Look through the lines below and extract any with the word "that".

Material to process =
----

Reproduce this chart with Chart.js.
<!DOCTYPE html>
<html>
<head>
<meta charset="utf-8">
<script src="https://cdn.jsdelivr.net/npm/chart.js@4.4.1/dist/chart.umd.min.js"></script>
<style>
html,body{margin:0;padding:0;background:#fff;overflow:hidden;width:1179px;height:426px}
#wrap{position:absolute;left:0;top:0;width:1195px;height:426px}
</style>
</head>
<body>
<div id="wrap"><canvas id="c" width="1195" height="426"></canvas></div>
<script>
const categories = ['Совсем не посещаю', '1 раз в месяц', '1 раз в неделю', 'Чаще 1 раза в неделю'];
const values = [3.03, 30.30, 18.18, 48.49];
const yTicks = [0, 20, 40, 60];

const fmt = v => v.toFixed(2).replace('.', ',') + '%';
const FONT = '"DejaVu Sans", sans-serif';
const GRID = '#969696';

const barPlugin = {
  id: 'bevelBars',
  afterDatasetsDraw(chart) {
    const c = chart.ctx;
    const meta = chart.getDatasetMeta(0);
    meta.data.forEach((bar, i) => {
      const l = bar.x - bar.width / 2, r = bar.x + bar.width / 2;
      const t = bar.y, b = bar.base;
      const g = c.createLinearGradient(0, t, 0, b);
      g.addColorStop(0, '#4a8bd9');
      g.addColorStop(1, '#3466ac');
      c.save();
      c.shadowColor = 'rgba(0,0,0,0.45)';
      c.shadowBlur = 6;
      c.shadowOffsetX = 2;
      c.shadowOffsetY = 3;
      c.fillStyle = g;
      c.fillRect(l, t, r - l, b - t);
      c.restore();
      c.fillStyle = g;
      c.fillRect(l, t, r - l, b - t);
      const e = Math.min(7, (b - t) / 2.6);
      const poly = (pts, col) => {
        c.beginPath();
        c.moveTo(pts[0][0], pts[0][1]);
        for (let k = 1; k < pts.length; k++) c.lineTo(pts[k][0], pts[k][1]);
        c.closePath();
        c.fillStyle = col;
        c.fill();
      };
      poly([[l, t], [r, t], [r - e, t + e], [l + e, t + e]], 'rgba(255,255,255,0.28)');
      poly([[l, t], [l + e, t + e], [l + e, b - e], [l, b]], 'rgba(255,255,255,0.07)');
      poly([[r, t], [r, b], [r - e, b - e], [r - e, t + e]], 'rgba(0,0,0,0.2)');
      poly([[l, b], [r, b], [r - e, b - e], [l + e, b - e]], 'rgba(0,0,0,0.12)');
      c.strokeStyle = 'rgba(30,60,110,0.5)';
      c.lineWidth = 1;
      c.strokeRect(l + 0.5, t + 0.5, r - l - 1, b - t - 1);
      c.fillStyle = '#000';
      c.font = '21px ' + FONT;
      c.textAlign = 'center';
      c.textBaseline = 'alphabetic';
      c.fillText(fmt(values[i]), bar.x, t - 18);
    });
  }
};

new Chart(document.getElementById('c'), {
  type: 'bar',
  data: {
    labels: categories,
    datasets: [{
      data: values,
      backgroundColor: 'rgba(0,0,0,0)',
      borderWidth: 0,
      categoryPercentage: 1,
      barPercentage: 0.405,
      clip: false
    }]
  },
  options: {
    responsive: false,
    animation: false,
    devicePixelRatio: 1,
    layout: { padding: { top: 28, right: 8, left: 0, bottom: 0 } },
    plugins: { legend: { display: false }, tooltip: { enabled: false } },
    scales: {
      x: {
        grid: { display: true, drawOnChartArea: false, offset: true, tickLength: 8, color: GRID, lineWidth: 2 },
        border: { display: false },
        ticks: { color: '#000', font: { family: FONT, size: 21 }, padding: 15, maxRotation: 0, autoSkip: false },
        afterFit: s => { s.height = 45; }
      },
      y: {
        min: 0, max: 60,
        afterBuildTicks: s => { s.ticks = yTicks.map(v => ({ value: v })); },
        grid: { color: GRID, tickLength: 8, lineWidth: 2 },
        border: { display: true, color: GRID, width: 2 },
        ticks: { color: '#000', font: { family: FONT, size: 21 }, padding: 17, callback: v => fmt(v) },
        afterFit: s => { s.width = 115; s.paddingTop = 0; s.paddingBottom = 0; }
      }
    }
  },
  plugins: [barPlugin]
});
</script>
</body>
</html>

----

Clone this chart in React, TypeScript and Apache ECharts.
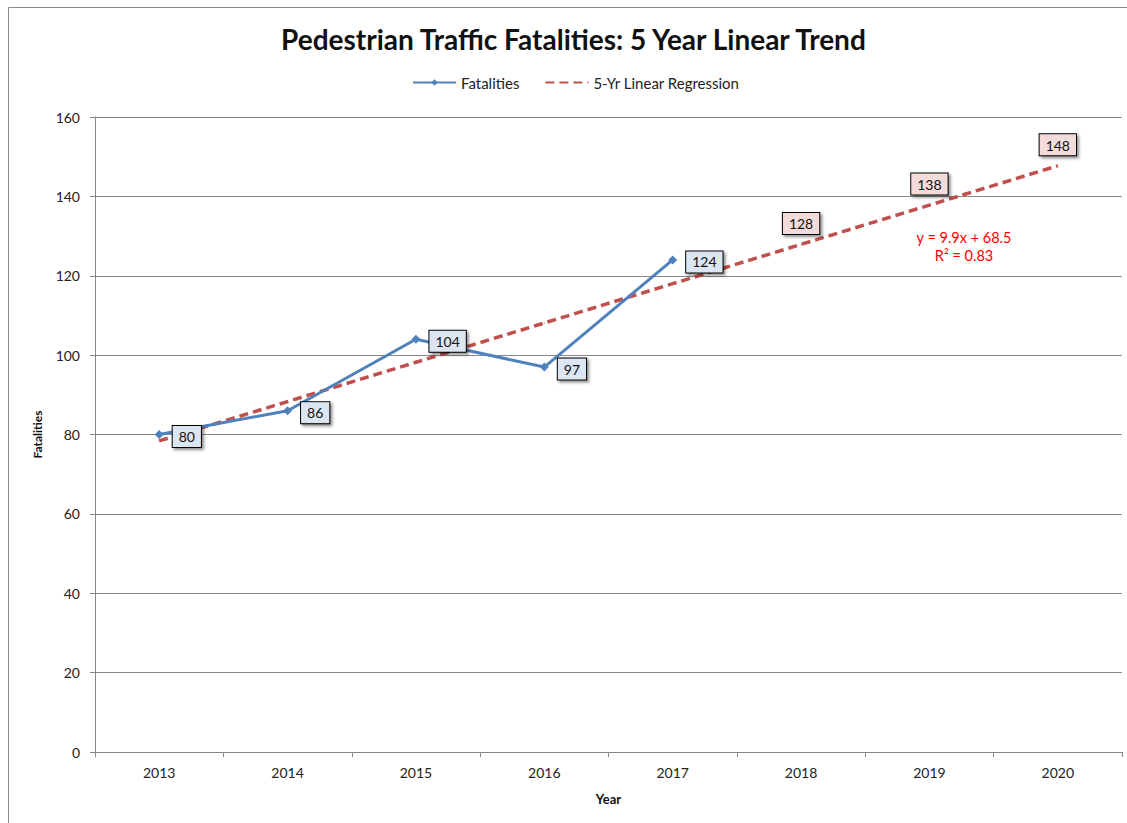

----

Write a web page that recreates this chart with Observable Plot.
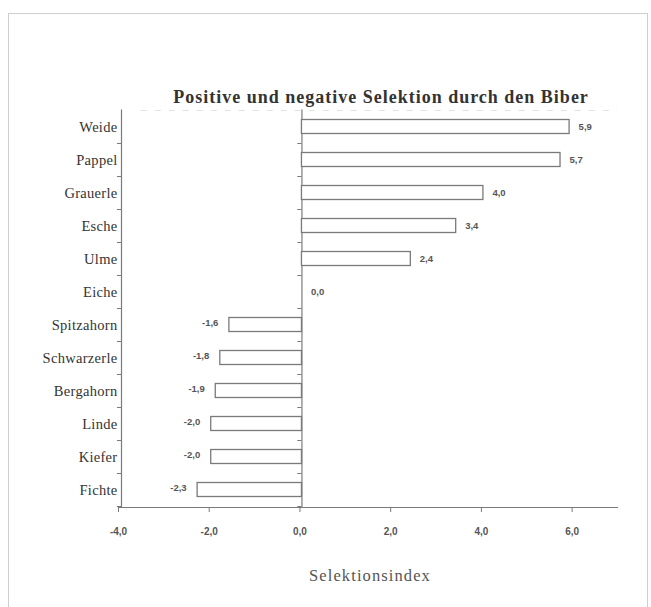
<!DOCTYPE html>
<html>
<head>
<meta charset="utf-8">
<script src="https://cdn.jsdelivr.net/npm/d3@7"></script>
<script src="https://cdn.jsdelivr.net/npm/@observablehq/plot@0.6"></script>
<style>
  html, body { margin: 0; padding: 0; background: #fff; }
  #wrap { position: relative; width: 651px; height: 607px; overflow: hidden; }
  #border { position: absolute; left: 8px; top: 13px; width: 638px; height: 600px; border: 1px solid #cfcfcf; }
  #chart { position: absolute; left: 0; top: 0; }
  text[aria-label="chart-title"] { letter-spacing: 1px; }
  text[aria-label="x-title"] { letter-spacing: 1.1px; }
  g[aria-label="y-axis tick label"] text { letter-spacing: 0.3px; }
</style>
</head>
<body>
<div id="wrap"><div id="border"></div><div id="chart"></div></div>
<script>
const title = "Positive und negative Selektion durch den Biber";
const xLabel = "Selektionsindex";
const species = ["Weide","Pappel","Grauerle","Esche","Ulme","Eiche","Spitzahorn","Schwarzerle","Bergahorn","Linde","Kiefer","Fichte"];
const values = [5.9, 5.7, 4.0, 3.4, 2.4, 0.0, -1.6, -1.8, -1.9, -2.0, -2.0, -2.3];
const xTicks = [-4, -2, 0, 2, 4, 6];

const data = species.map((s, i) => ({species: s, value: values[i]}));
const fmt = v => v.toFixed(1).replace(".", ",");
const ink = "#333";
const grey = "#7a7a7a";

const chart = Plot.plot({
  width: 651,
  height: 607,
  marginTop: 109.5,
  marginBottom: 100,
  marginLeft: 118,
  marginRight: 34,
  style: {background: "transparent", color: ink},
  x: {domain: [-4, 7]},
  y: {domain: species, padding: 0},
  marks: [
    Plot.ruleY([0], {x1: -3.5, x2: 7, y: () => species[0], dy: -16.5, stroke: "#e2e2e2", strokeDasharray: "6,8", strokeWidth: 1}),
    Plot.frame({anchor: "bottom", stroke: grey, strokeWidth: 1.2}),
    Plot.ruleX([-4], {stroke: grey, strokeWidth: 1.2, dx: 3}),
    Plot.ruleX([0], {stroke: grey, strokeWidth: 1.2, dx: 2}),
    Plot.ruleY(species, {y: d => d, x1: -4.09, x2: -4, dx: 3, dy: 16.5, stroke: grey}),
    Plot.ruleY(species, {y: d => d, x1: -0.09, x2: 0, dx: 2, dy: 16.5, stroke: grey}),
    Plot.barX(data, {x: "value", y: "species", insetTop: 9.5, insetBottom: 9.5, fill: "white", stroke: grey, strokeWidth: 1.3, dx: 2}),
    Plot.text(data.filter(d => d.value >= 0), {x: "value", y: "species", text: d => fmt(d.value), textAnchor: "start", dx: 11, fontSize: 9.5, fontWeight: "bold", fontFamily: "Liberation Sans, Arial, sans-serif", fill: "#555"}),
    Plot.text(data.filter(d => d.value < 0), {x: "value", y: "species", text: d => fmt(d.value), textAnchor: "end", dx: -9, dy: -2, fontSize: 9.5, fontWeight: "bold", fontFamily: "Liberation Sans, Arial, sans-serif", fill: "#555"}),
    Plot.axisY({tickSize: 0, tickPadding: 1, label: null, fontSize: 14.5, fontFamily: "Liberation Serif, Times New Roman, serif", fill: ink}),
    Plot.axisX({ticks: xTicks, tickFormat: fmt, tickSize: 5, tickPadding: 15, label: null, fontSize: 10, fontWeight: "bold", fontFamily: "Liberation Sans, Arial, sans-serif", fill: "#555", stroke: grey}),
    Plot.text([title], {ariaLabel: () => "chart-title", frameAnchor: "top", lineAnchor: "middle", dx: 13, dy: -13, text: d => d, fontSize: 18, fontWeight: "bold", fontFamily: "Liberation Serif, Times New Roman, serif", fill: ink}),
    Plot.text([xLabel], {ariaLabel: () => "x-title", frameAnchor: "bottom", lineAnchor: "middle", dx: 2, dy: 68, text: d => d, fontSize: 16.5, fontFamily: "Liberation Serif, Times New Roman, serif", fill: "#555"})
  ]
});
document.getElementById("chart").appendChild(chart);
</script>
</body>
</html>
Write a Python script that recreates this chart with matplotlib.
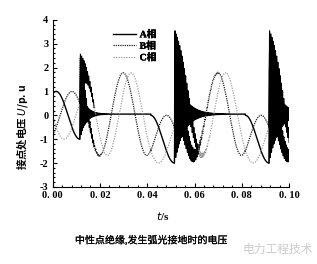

----

Task answer =
Write a web page that recreates this chart with Observable Plot.
Write a Python script that recreates this chart with matplotlib.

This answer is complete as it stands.